* Task *
In the lines below, output everything from the first line through the line containing "Arial, Helvetica, sans-serif';" exactly as it is. Pictures are not part of the output.

* Data provided *
________________________________________
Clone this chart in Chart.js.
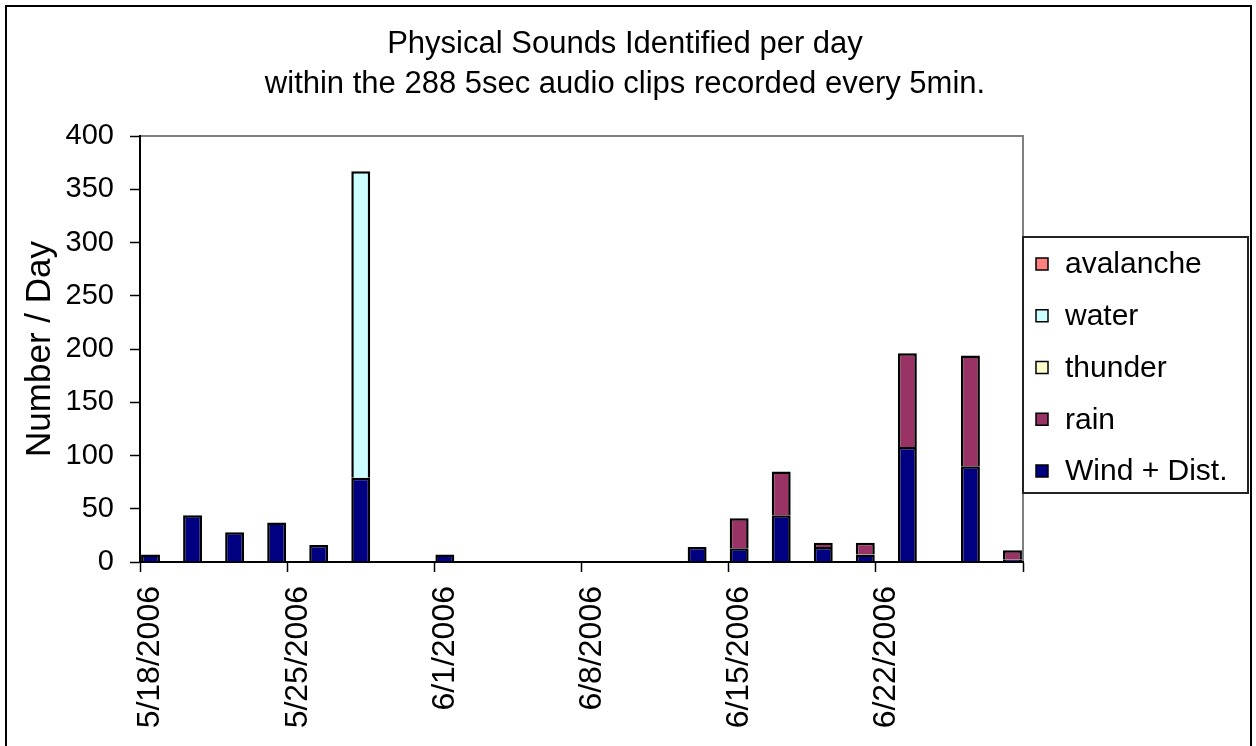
<!DOCTYPE html>
<html>
<head>
<meta charset="utf-8">
<script src="https://cdn.jsdelivr.net/npm/chart.js@4.4.0/dist/chart.umd.min.js"></script>
<style>
html,body{margin:0;padding:0;background:#fff;overflow:hidden}
canvas{display:block}
</style>
</head>
<body>
<canvas id="c" width="1256" height="746"></canvas>
<script>
// ---------- data ----------
const titleLines = ['Physical Sounds Identified per day', 'within the 288 5sec audio clips recorded every 5min.'];
const yAxisTitle = 'Number / Day';
const firstDay = [2006, 5, 18];      // year, month, day of first category
const dayCount = 42;                 // 5/18/2006 .. 6/28/2006
const tickLabels = ['5/18/2006', '5/25/2006', '6/1/2006', '6/8/2006', '6/15/2006', '6/22/2006'];
const barDates  = ['5/18/2006','5/20/2006','5/22/2006','5/24/2006','5/26/2006','5/28/2006','6/1/2006',
                   '6/13/2006','6/15/2006','6/17/2006','6/19/2006','6/21/2006','6/23/2006','6/26/2006','6/28/2006'];
const windDist  = [7, 44, 28, 37, 16, 79, 7, 14, 13, 44, 14, 7, 108, 90, 2];
const rain      = [0, 0, 0, 0, 0, 0, 0, 0, 28, 41, 4, 11, 88, 104, 9];
const thunder   = [0, 0, 0, 0, 0, 0, 0, 0, 0, 0, 0, 0, 0, 0, 0];
const water     = [0, 0, 0, 0, 0, 288, 0, 0, 0, 0, 0, 0, 0, 0, 0];
const avalanche = [0, 0, 0, 0, 0, 0, 0, 0, 0, 0, 0, 0, 0, 0, 0];
const seriesNames  = ['Wind + Dist.', 'rain', 'thunder', 'water', 'avalanche'];
const seriesValues = [windDist, rain, thunder, water, avalanche];
const seriesColors = ['#000080', '#993366', '#FFFFCC', '#CCFFFF', '#FF8080'];
const yMin = 0, yMax = 400, yStep = 50;

// ---------- build categories ----------
const categories = [];
for (let i = 0; i < dayCount; i++) {
  const d = new Date(firstDay[0], firstDay[1] - 1, firstDay[2] + i);
  categories.push((d.getMonth() + 1) + '/' + d.getDate() + '/' + d.getFullYear());
}
const toSeries = arr => categories.map(c => {
  const k = barDates.indexOf(c);
  return k < 0 ? null : arr[k];
});

const FONT = '"Liberation Sans", Arial, Helvetica, sans-serif';

const datasets = seriesNames.map((name, i) => ({
  label: name,
  data: toSeries(seriesValues[i]),
  backgroundColor: seriesColors[i],
  borderColor: '#000',
  borderWidth: 2.5,
  borderSkipped: 'start',
  categoryPercentage: 1.0,
  barPercentage: 0.9,
  yAxisID: 'y'
}));

const framePlugin = {
  id: 'frame',
  beforeDraw(chart) {
    const {ctx, chartArea: a} = chart;
    ctx.save();
    ctx.fillStyle = '#fff';
    ctx.fillRect(0, 0, chart.width, chart.height);
    ctx.strokeStyle = '#808080';
    ctx.lineWidth = 2;
    ctx.strokeRect(a.left, a.top, a.right - a.left, a.bottom - a.top);
    ctx.restore();
  },
  afterDraw(chart) {
    const {ctx, chartArea: a} = chart;
    ctx.save();
    // outer border of the picture
    ctx.strokeStyle = '#000';
    ctx.lineWidth = 2;
    ctx.strokeRect(6, 6, chart.width - 11, chart.height + 100);
    // legend box
    const lx = a.right, ly = 237, lw = 225, lh = 256;
    ctx.fillStyle = '#fff';
    ctx.fillRect(lx, ly, lw, lh);
    ctx.strokeStyle = '#222';
    ctx.lineWidth = 2;
    ctx.strokeRect(lx, ly, lw, lh);
    ctx.font = '30px ' + FONT;
    ctx.textBaseline = 'middle';
    ctx.textAlign = 'left';
    for (let k = 0; k < seriesNames.length; k++) {
      const si = seriesNames.length - 1 - k;
      const cy = ly + 27 + k * 51.75;
      ctx.fillStyle = seriesColors[si];
      ctx.fillRect(lx + 13, cy - 6, 12, 12);
      ctx.strokeStyle = '#000';
      ctx.lineWidth = 1.5;
      ctx.strokeRect(lx + 13, cy - 6, 12, 12);
      ctx.fillStyle = '#000';
      ctx.fillText(seriesNames[si], lx + 42, cy + 1);
    }
    ctx.restore();
  }
};

new Chart(document.getElementById('c'), {
  type: 'bar',
  data: { labels: categories, datasets },
  plugins: [framePlugin],
  options: {
    responsive: false,
    animation: false,
    layout: { padding: { left: 0, top: 0, right: 6, bottom: 0 } },
    plugins: {
      legend: { display: false },
      tooltip: { enabled: false },
      title: {
        display: true,
        text: titleLines,
        color: '#000',
        font: { family: FONT, size: 31, weight: 'normal', lineHeight: 40 / 31 },
        padding: { top: 24, bottom: 32 }
      }
    },
    scales: {
      x: {
        type: 'category',
        stacked: true,
        offset: true,
        grid: {
          offset: true,
          drawOnChartArea: false,
          drawTicks: true,
          tickLength: 10,
          tickWidth: 1.5,
          tickColor: c => (c.index === undefined || c.index % 7 === 0) ? '#000' : 'rgba(0,0,0,0)'
        },
        border: { display: true, color: '#000', width: 2 },
        ticks: {
          autoSkip: false,
          minRotation: 90,
          maxRotation: 90,
          padding: 14,
          color: '#000',
          font: { family: FONT, size: 32 },
          callback: function(v, i) {
            const lab = categories[i];
            return tickLabels.includes(lab) ? lab : '';
          }
        },
        afterFit(s) { s.height = 184; }
      },
      y: {
        type: 'linear',
        position: 'left',
        stacked: true,
        min: yMin,
        max: yMax,
        grid: {
          drawOnChartArea: false,
          drawTicks: true,
          tickLength: 10,
          tickWidth: 1.5,
          tickColor: '#000'
        },
        border: { display: true, color: '#000', width: 2 },
        ticks: {
          stepSize: yStep,
          padding: 16,
          color: '#000',
          font: { family: FONT, size: 29 }
        },
        title: {
          display: true,
          text: yAxisTitle,
          color: '#000',
          font: { family: FONT, size: 35, lineHeight: 1.2 },
          padding: { top: 19, bottom: 0 }
        },
        afterFit(s) { s.width = 140; }
      },
      yR: {
        type: 'linear',
        position: 'right',
        display: true,
        grid: { display: false, drawTicks: false },
        border: { display: false },
        ticks: { display: false },
        afterFit(s) { s.width = 227; }
      }
    }
  }
});
</script>
</body>
</html>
________________________________________
* Correct result *
Clone this chart in Chart.js.
<!DOCTYPE html>
<html>
<head>
<meta charset="utf-8">
<script src="https://cdn.jsdelivr.net/npm/chart.js@4.4.0/dist/chart.umd.min.js"></script>
<style>
html,body{margin:0;padding:0;background:#fff;overflow:hidden}
canvas{display:block}
</style>
</head>
<body>
<canvas id="c" width="1256" height="746"></canvas>
<script>
// ---------- data ----------
const titleLines = ['Physical Sounds Identified per day', 'within the 288 5sec audio clips recorded every 5min.'];
const yAxisTitle = 'Number / Day';
const firstDay = [2006, 5, 18];      // year, month, day of first category
const dayCount = 42;                 // 5/18/2006 .. 6/28/2006
const tickLabels = ['5/18/2006', '5/25/2006', '6/1/2006', '6/8/2006', '6/15/2006', '6/22/2006'];
const barDates  = ['5/18/2006','5/20/2006','5/22/2006','5/24/2006','5/26/2006','5/28/2006','6/1/2006',
                   '6/13/2006','6/15/2006','6/17/2006','6/19/2006','6/21/2006','6/23/2006','6/26/2006','6/28/2006'];
const windDist  = [7, 44, 28, 37, 16, 79, 7, 14, 13, 44, 14, 7, 108, 90, 2];
const rain      = [0, 0, 0, 0, 0, 0, 0, 0, 28, 41, 4, 11, 88, 104, 9];
const thunder   = [0, 0, 0, 0, 0, 0, 0, 0, 0, 0, 0, 0, 0, 0, 0];
const water     = [0, 0, 0, 0, 0, 288, 0, 0, 0, 0, 0, 0, 0, 0, 0];
const avalanche = [0, 0, 0, 0, 0, 0, 0, 0, 0, 0, 0, 0, 0, 0, 0];
const seriesNames  = ['Wind + Dist.', 'rain', 'thunder', 'water', 'avalanche'];
const seriesValues = [windDist, rain, thunder, water, avalanche];
const seriesColors = ['#000080', '#993366', '#FFFFCC', '#CCFFFF', '#FF8080'];
const yMin = 0, yMax = 400, yStep = 50;

// ---------- build categories ----------
const categories = [];
for (let i = 0; i < dayCount; i++) {
  const d = new Date(firstDay[0], firstDay[1] - 1, firstDay[2] + i);
  categories.push((d.getMonth() + 1) + '/' + d.getDate() + '/' + d.getFullYear());
}
const toSeries = arr => categories.map(c => {
  const k = barDates.indexOf(c);
  return k < 0 ? null : arr[k];
});

const FONT = '"Liberation Sans", Arial, Helvetica, sans-serif';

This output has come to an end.